For the 20 Most Popular approach on Figure 14, use:
~/seq2parse/src $ python run_parse_test_time_top_n_small.py python-grammar.txt ./human_study ./models 20 10 top-20
and expect an output similar to:
_________________________________________________________________
2/2 [==============================] - 1s 31ms/step
Programs to repair: 50
100%|████████████████████████████████████████████████████████████| 50/50 [06:15<00:00, 7.50s/it]

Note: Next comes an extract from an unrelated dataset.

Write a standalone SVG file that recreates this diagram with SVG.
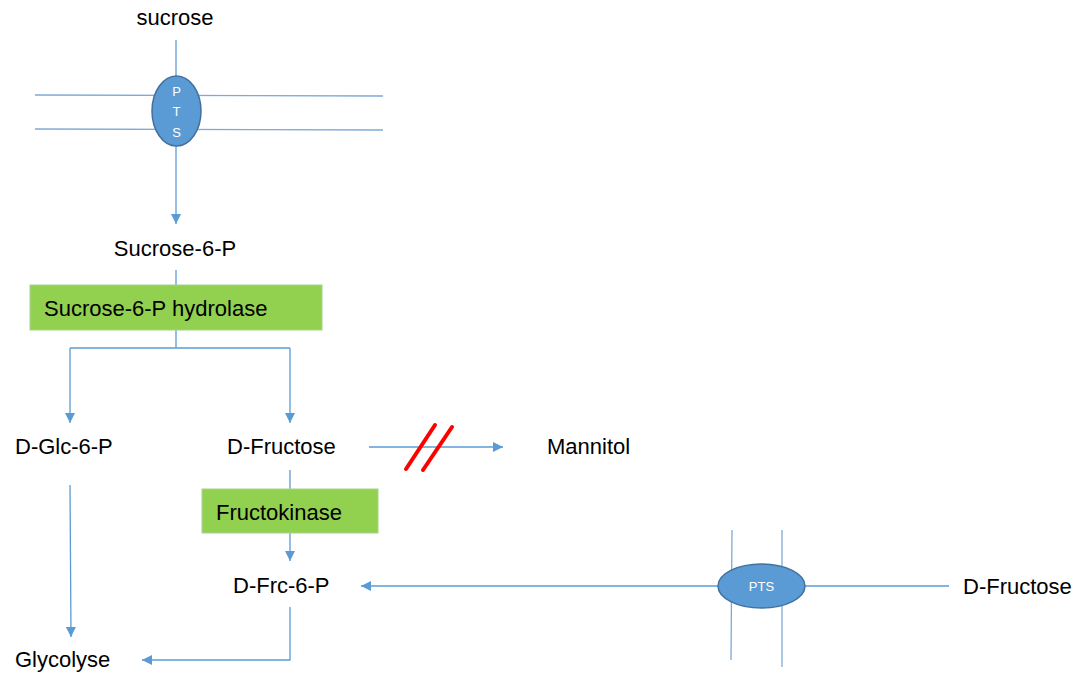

---------------------------------------------------
Dataset size: 50
Parse accuracy (%): 82.0
Mean parse time (sec): 7.398970724940446
Median parse time (sec): 2.4660917939982028
Dataset repaired faster than user (%): 94.0
User fix accuracy (%): 14.0
All error locations fixed accuracy (%): 64.0
Any error locations fixed accuracy (%): 74.0
1 sec: Parse accuracy = 14.0
5 sec: Parse accuracy = 70.0
10 sec: Parse accuracy = 82.0
15 sec: Parse accuracy = 86.0
20 sec: Parse accuracy = 92.0
25 sec: Parse accuracy = 94.0
30 sec: Parse accuracy = 96.0
35 sec: Parse accuracy = 96.0
40 sec: Parse accuracy = 96.0
45 sec: Parse accuracy = 96.0
50 sec: Parse accuracy = 96.0
55 sec: Parse accuracy = 96.0
60 sec: Parse accuracy = 98.0
---------------------------------------------------
The rest of our evaluation was based on a user study. We used a web interface that can be reached at this link.
All the program stimuli are also included at our website demo, where we run a smaller version of Seq2Parse. Additionally, these programs or any other Python program with syntax errors can use our website demo or the local command:
~/seq2parse/src $ [CUDA_VISIBLE_DEVICES=GPU_NUM] python seq2parse.py python-grammar.txt ./models GPU_NUM INPUT_PROG.py
where INPUT_PROG.py
is a Python program file and GPU_NUM
is the ID of the
local GPU to use (if multiple exist). If the script variable GPU_NUM
is not
working, try exporting CUDA_VISIBLE_DEVICES=GPU_NUM
as well at the beginning.
If only one GPU is available set GPU_NUM
to 0. If no GPUs are available, the
script will default to CPU usage.
The output of the above Seq2Parse command is the original program and the
Seq2Parse repair. The command will also generate a INPUT_PROG.py.json
file at
a .seq2parse
directory (generated if it doesn't exist, at the same directory
as INPUT_PROG.py
). INPUT_PROG.py.json
has information used by the [website
demo] for line-by-line syntax error feedback (and will also be used on a future
VS Code plugin).
While the lack of the Python dataset, makes it infeasible to recreate the full paper evaluation, we believe that the code we have provided can help future researchers to build on and compare with our work.
Additional scripts are provided to train on any programming language
dataset and repair new programs, as long as a dataset of fixed buggy programs
and the language grammar are given. For example, create_ecpp_dataset_full.py
extracts a machine learning appropriate dataset from the dataset of fixed buggy
program pairs after performing the appropriate program abstraction,
learn_PCFG.py
learns the probabilistic grammar needed for the abstraction,
train_eccp_classifier_partials.py
trains the transformer classifier on the
abstracted programs and the ground truth error production rules and, finally,
run_parse_test_time_top_n_preds_partials.py
run all the relevant repair
experiments on a fixed buggy program test set.